Over the past seven years, the site has slowly matured from a centralized moderation system to a decentralized one consisting of volunteers. There is a nice explanation on Wikipedia of the site’s implementation of the principles found in The Wisdom of Crowds–a book that discusses how decentralized decision making results in better decisions. Although effective, the system requires volunteers who are willing to subject themselves to potentially vile images. In addition, as addressed in The Wisdom of Crowds, judgments rendered by appointed individuals do not reflect the values of the community accurately. We need a solution that relies on the community to make judgments. Digg is a popular news and media aggregation site that thrives on democracy. Readers vote for or against published content. Higher-ranked content gets more exposure, while other content gets buried. One of its weaknesses though is its susceptibility to mob-effect.

A community-based solution to the “Report This Photo” feature would be a voting mechanism that would kick-in if an image had been flagged as a violation of the terms of use. When community members would stumble upon a flagged image, they would be given the option to vote for or against it. Once a certain threshold had been met (albeit relatively low), the image could be flagged as appropriate or inappropriate permanently. Inappropriate images would be blurred beyond human recognition or removed completely. After time, those who voted in-line with the community’s final decisions could be given weighted votes to expedite future judgment calls. Such weighted voters would have more influence on future cases not because they are considered experts on morality but because they make judgments that best reflect the entire community.
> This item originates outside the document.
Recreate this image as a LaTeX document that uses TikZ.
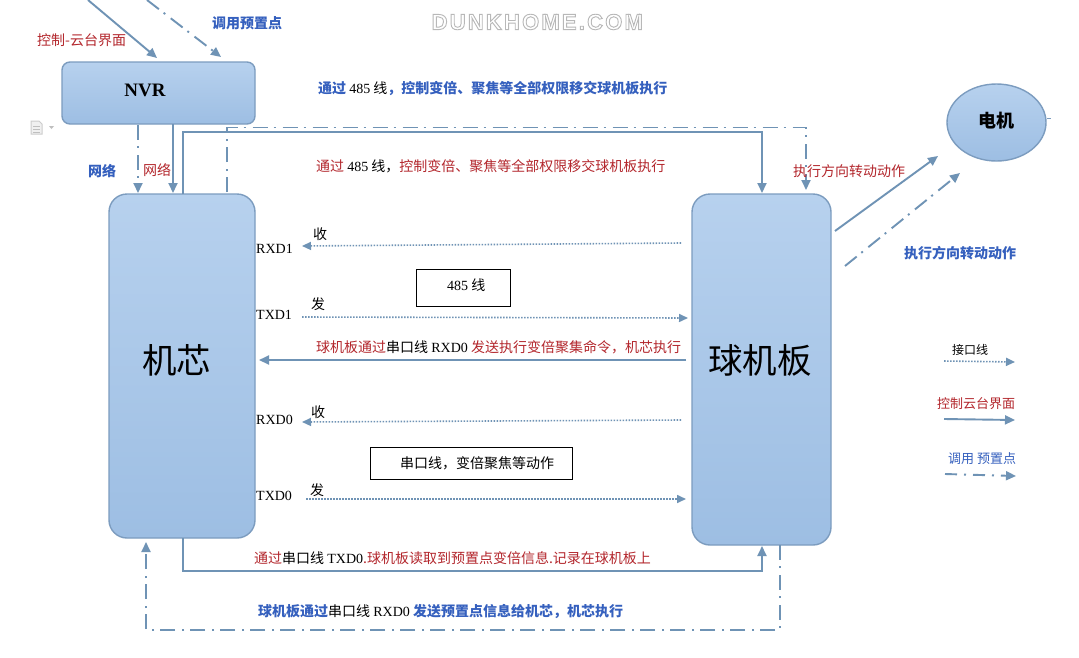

In order to provide a truly decentralized judgment system and avoid mob-effect, the vote tally would need to remain hidden. Taking this idea further, “Report This Photo” could simply be a facade to the voting system so that flagging and voting is truly blind. Views of the photo without the link being clicked would be a vote for the photo to remain on the site and views with a “Report This Photo” click would be a vote to remove the photo from the site. Obviously, views would be tracked once per user. (Maybe Facebook is doing all of this already but just hasn’t updated its help documentation.)

If my real-life housing community was self-governed (like my parents’ neighborhood), monitoring and reporting would be handled by the community. If what I was doing was truly an inconvenience to the community, it would act appropriately. Punishment would still need to be levied by the association but the punishment would be more in-line with what the community deems appropriate.